◆ **Directive**: Working from the top of the listing below, retype each line through the line containing "const rightTicks = [1000, 1040, 1080, 1120, 1160, 1200];", both included, with no pictures.

◆ **Material for this task**:
------------

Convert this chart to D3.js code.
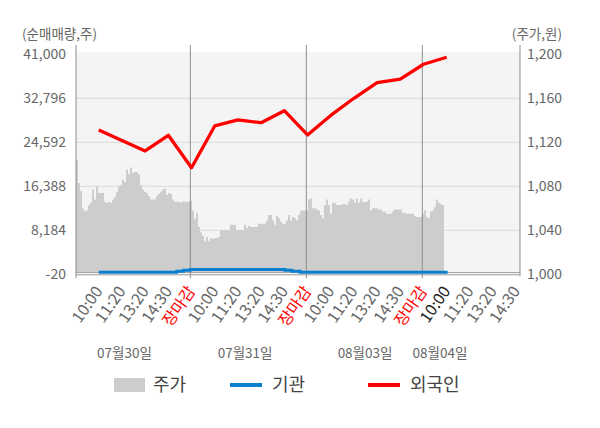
<!DOCTYPE html>
<html><head><meta charset="utf-8">
<script src="https://cdn.jsdelivr.net/npm/d3@7"></script>
<style>
body{margin:0;background:#fff;}
text{font-family:"Noto Sans CJK KR","Noto Sans",sans-serif;}
</style></head>
<body><svg id="c" width="600" height="428"></svg>
<script>
// ---- data ----
const tickLabels = ["10:00","11:20","13:20","14:30","장마감",
                    "10:00","11:20","13:20","14:30","장마감",
                    "10:00","11:20","13:20","14:30","장마감",
                    "10:00","11:20","13:20","14:30"];
const tickSlots = [1,2,3,4,5,6,7,8,9,10,11,12,13,14,15,16,17,18,19];
const closeLabel = "장마감";
const currentSlot = 16;
const daySeparatorSlots = [5,10,15];
const dateLabels = ["07월30일","07월31일","08월03일","08월04일"];
const dateLabelSlots = [2.11, 7.31, 12.48, 15.71];
const leftTicks = [-20, 8184, 16388, 24592, 32796, 41000];
const rightTicks = [1000, 1040, 1080, 1120, 1160, 1200];

// 주가 (price, won) sampled along time from start of 07/30 to 10:00 of 08/04
const priceStartSlot = 0.02, priceEndSlot = 15.88;
const priceValues = [
1104,1083,1076,1060,1057,1058,1063,1065,1077,1068,
1080,1074,1074,1074,1066,1065,1066,1065,1068,1070,
1075,1080,1081,1086,1084,1095,1091,1097,1092,1093,
1093,1091,1081,1077,1075,1074,1071,1068,1068,1068,
1071,1073,1075,1077,1078,1072,1074,1073,1068,
1066,1066,1066,1065,1066,1066,1066,1066,1067,1058,
1050,1056,1043,1038,1035,1030,1034,1030,1033,1032,
1033,1033,1034,1040,1040,1040,1040,1040,1045,1045,
1045,1040,1040,1040,1040,1045,1042,1044,1043,1043,
1043,1043,1046,1046,1046,1046,1049,1054,
1054,1049,1045,1053,1051,1048,1046,1046,1049,1054,
1049,1052,1051,1049,1054,1058,1058,1058,1058,1068,
1069,1060,1060,1059,1058,1054,1051,1063,1068,1063,
1055,1065,1065,1063,1063,1063,1064,1064,1063,1066,
1069,1068,1065,1069,1065,1069,1066,1066,
1066,1068,1058,1060,1060,1060,1059,1059,1057,1057,
1055,1055,1055,1057,1059,1059,1059,1059,1056,1056,
1055,1055,1055,1055,1053,1052,1052,1052,1055,1058,
1052,1051,1057,1058,1061,1068,1065,1064,1063,1066
];

// 외국인 (foreign net buying, shares)
const foreignSlots = [1,2,3,4,5,6,7,8,9,10,11,12,13,14,15,16];
const foreignValues = [26890,24930,22975,25900,19860,27640,28760,28250,30490,25960,29600,32800,35710,36350,39145,40450];

// 기관 (institution net buying, shares)
const instSlots = [1, 4.36, 4.65, 4.94, 9.03, 9.32, 9.68, 16.04];
const instValues = [372, 558, 726, 875, 726, 558, 372, 372];

// ---- layout ----
const L = 76, R = 520, T = 54.3, B = 274.3;
const x = d3.scaleLinear().domain([0.02, 19.16]).range([L, R]);
const yL = d3.scaleLinear().domain([-20, 41000]).range([B, T]);
const yR = d3.scaleLinear().domain([1000, 1200]).range([B, T]);
const svg = d3.select("#c");

svg.append("rect").attr("x", L).attr("y", T - 2.5).attr("width", R - L).attr("height", B - T + 3)
  .attr("fill", "#f4f4f4");

svg.append("g").selectAll("line").data(leftTicks.slice(1, -1)).join("line")
  .attr("x1", L).attr("x2", R).attr("y1", d => yL(d)).attr("y2", d => yL(d))
  .attr("stroke", "#d9d9d9").attr("stroke-width", 1);

// price area
const pIdx = d3.scaleLinear().domain([0, priceValues.length - 1]).range([priceStartSlot, priceEndSlot]);
const area = d3.area()
  .x((d, i) => x(pIdx(i)))
  .y0(yR(1000) - 2)
  .y1(d => yR(d))
  .curve(d3.curveStepAfter);
svg.append("path").datum(priceValues).attr("d", area).attr("fill", "#cdcdcd");

// bottom lines
svg.append("line").attr("x1", L).attr("x2", R).attr("y1", B - 1.8).attr("y2", B - 1.8)
  .attr("stroke", "#a8a8a8").attr("stroke-width", 1);
svg.append("line").attr("x1", L).attr("x2", R).attr("y1", B + 0.5).attr("y2", B + 0.5)
  .attr("stroke", "#9a9a9a").attr("stroke-width", 1);

// separators and axis lines
svg.append("g").selectAll("line").data(daySeparatorSlots).join("line")
  .attr("x1", d => x(d) - 1.2).attr("x2", d => x(d) - 1.2).attr("y1", 45).attr("y2", B + 4)
  .attr("stroke", "#8c8c8c").attr("stroke-width", 1);
svg.append("line").attr("x1", L).attr("x2", L).attr("y1", 45).attr("y2", B + 4)
  .attr("stroke", "#8c8c8c").attr("stroke-width", 1);
svg.append("line").attr("x1", R).attr("x2", R).attr("y1", 45).attr("y2", B + 2)
  .attr("stroke", "#8c8c8c").attr("stroke-width", 1);

// institution line
const instData = instSlots.map((s, i) => [s, instValues[i]]);
svg.append("path").datum(instData)
  .attr("d", d3.line().x(d => x(d[0])).y(d => yL(d[1])).curve(d3.curveStepAfter))
  .attr("fill", "none").attr("stroke", "#0a7fd0").attr("stroke-width", 3);

// foreign line
const forData = foreignSlots.map((s, i) => [s, foreignValues[i]]);
svg.append("path").datum(forData)
  .attr("d", d3.line().x(d => x(d[0])).y(d => yL(d[1])))
  .attr("fill", "none").attr("stroke", "#ff0000").attr("stroke-width", 3.3)
  .attr("stroke-linejoin", "round");

// left axis labels
const fmt = d3.format(",");
const fmtNum = d => (d < 0 ? "-" : "") + fmt(Math.abs(d));
svg.append("g").selectAll("text").data(leftTicks).join("text")
  .attr("x", 66).attr("y", d => yL(d)).attr("dy", "0.35em")
  .attr("text-anchor", "end").attr("font-size", 14).attr("fill", "#666")
  .text(d => fmtNum(d));
// right axis labels
svg.append("g").selectAll("text").data(rightTicks).join("text")
  .attr("x", 527).attr("y", d => yR(d)).attr("dy", "0.35em")
  .attr("text-anchor", "start").attr("font-size", 14).attr("fill", "#666")
  .text(d => fmtNum(d));

// titles
svg.append("text").attr("x", 22).attr("y", 39).attr("font-size", 13.5).attr("fill", "#666").text("(순매매량,주)");
svg.append("text").attr("x", 562).attr("y", 39).attr("text-anchor", "end").attr("font-size", 13.5).attr("fill", "#666").text("(주가,원)");

// x tick labels
svg.append("g").selectAll("text").data(tickSlots).join("text")
  .attr("transform", (d) => `translate(${x(d) + 4.5},${B + 17}) rotate(-55)`)
  .attr("text-anchor", "end").attr("font-size", 16)
  .attr("fill", (d, i) => tickLabels[i] === closeLabel ? "#ff0000" : (d === currentSlot ? "#222" : "#666"))
  .text((d, i) => tickLabels[i]);

// date labels
svg.append("g").selectAll("text").data(dateLabels).join("text")
  .attr("x", (d, i) => x(dateLabelSlots[i])).attr("y", 353).attr("dy", "0.35em")
  .attr("text-anchor", "middle").attr("font-size", 13.5).attr("fill", "#666")
  .text(d => d);

// legend
const lg = svg.append("g");
lg.append("rect").attr("x", 114).attr("y", 378).attr("width", 31).attr("height", 14).attr("fill", "#cdcdcd");
lg.append("text").attr("x", 153).attr("y", 385).attr("dy", "0.35em").attr("font-size", 18).attr("fill", "#444").text("주가");
lg.append("line").attr("x1", 230).attr("x2", 262).attr("y1", 385).attr("y2", 385).attr("stroke", "#0a7fd0").attr("stroke-width", 4);
lg.append("text").attr("x", 272).attr("y", 385).attr("dy", "0.35em").attr("font-size", 18).attr("fill", "#444").text("기관");
lg.append("line").attr("x1", 368).attr("x2", 400).attr("y1", 385).attr("y2", 385).attr("stroke", "#ff0000").attr("stroke-width", 4);
lg.append("text").attr("x", 410).attr("y", 385).attr("dy", "0.35em").attr("font-size", 18).attr("fill", "#444").text("외국인");
</script>
</body></html>
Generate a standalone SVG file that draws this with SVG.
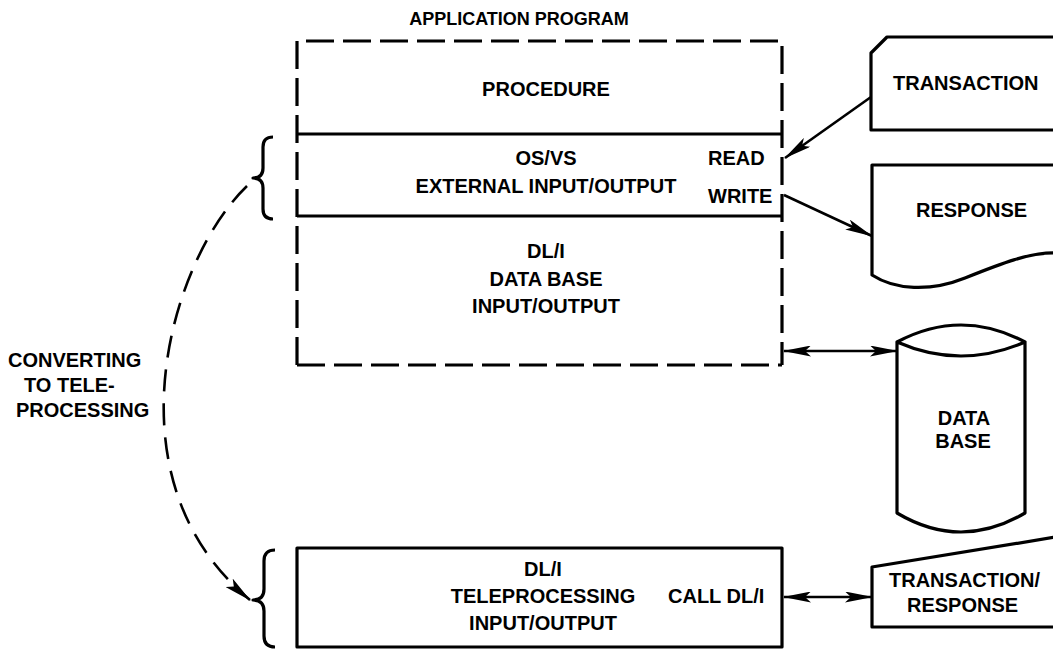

------------

◆ **Written answer**:
Convert this chart to D3.js code.
<!DOCTYPE html>
<html><head><meta charset="utf-8">
<script src="https://cdn.jsdelivr.net/npm/d3@7"></script>
<style>
body{margin:0;background:#fff;}
text{font-family:"Noto Sans CJK KR","Noto Sans",sans-serif;}
</style></head>
<body><svg id="c" width="600" height="428"></svg>
<script>
// ---- data ----
const tickLabels = ["10:00","11:20","13:20","14:30","장마감",
                    "10:00","11:20","13:20","14:30","장마감",
                    "10:00","11:20","13:20","14:30","장마감",
                    "10:00","11:20","13:20","14:30"];
const tickSlots = [1,2,3,4,5,6,7,8,9,10,11,12,13,14,15,16,17,18,19];
const closeLabel = "장마감";
const currentSlot = 16;
const daySeparatorSlots = [5,10,15];
const dateLabels = ["07월30일","07월31일","08월03일","08월04일"];
const dateLabelSlots = [2.11, 7.31, 12.48, 15.71];
const leftTicks = [-20, 8184, 16388, 24592, 32796, 41000];
const rightTicks = [1000, 1040, 1080, 1120, 1160, 1200];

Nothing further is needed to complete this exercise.